Hell or High Water raises many issues that require looking into, especially in a country like Nigeria where being gay gets you a fourteen-year jail term and stigma to boot. It raises questions also about the contrast of being Christian and being gay, as the tenets of the former strongly oppose the lifestyle of the latter. Unfortunately, this film raises these questions but doesn’t answer them. Not that we expect a permanent solution, but the movie sits on the fence as to where it stands about the issue. Is it siding with the rest of the world that abandons a man because they find him queer, some going as far as renouncing their association with him; or does it side with these two men whose hearts beat for each other but who are misunderstood by the world around them? This is where the film isn’t clear, and in the end, Gbolahan is seen driving off. Is he leaving town, is he going to plunge himself into a sea, is he going to beg for his life back? The writer leaves us to figure this out by ourselves.
Casting Enyinna Nwigwe and Daniel K Daniel as love interests comes across a little odd, but then again isn’t that how love works; the most unlikely people falling madly. The duo puts up a good showing, however, and has us sold on their affection. The other actors also perform satisfactorily, except the young man who begins the film with his testimony. He throws in a couple of grammatical blunders, and the tone of his voice over is slightly disconnected, distracted. Ashionye M. Racca returns to our screens graceful as ever, starring as Ejide Jinadu. Adedayo Davies and Tunbosun Aiyedehin as Gbolahan’s parents are comical and refreshing, even though it is hard to reconcile the mother’s behaviour towards her son. A mother in her shoes would be torn between going with her husband after denouncing her son, or staying with her hurting son. She doesn’t pull off the dilemma well enough. Chika Okeke is a new face, but as Hauwa, she is stellar.

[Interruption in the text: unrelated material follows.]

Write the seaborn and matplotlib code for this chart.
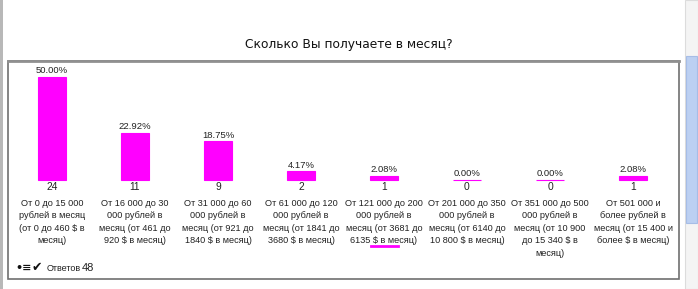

The directing of Hell or High Water by Asurf Oluseyi is classic. It is lovely the way the scenes blend into one another, the way every scene is relevant and fluid. The final scene where the camera begins to move away as the car gets smaller is beautiful and reminds one of Akin Omotosho’s Vaya. It is impressive that Gbolahan’s preaching lines are not a couple of jumbled up scriptures that many Nollywood films are wont to have. They show research, they show roundedness, as written by Habeeb Lawal. It is weird though that he would go to his lover’s home with a bible. He came from his house. It doesn’t seem plausible, unless he was coming from church, or pretending to be coming from church. The flashbacks aren’t clear; they look like an exorcism in progress, but it is hard to make the images out.
Hell or High Water is succinct, deep and emotional. We are a largely homophobic country, but it gets us talking about homosexuality, asking if one has committed a crime even when they haven’t hurt anyone. I find it brave that the cast and crew of this film showed up for a theme as sensitive as this. I hope that it is addressed with more clarity moving on.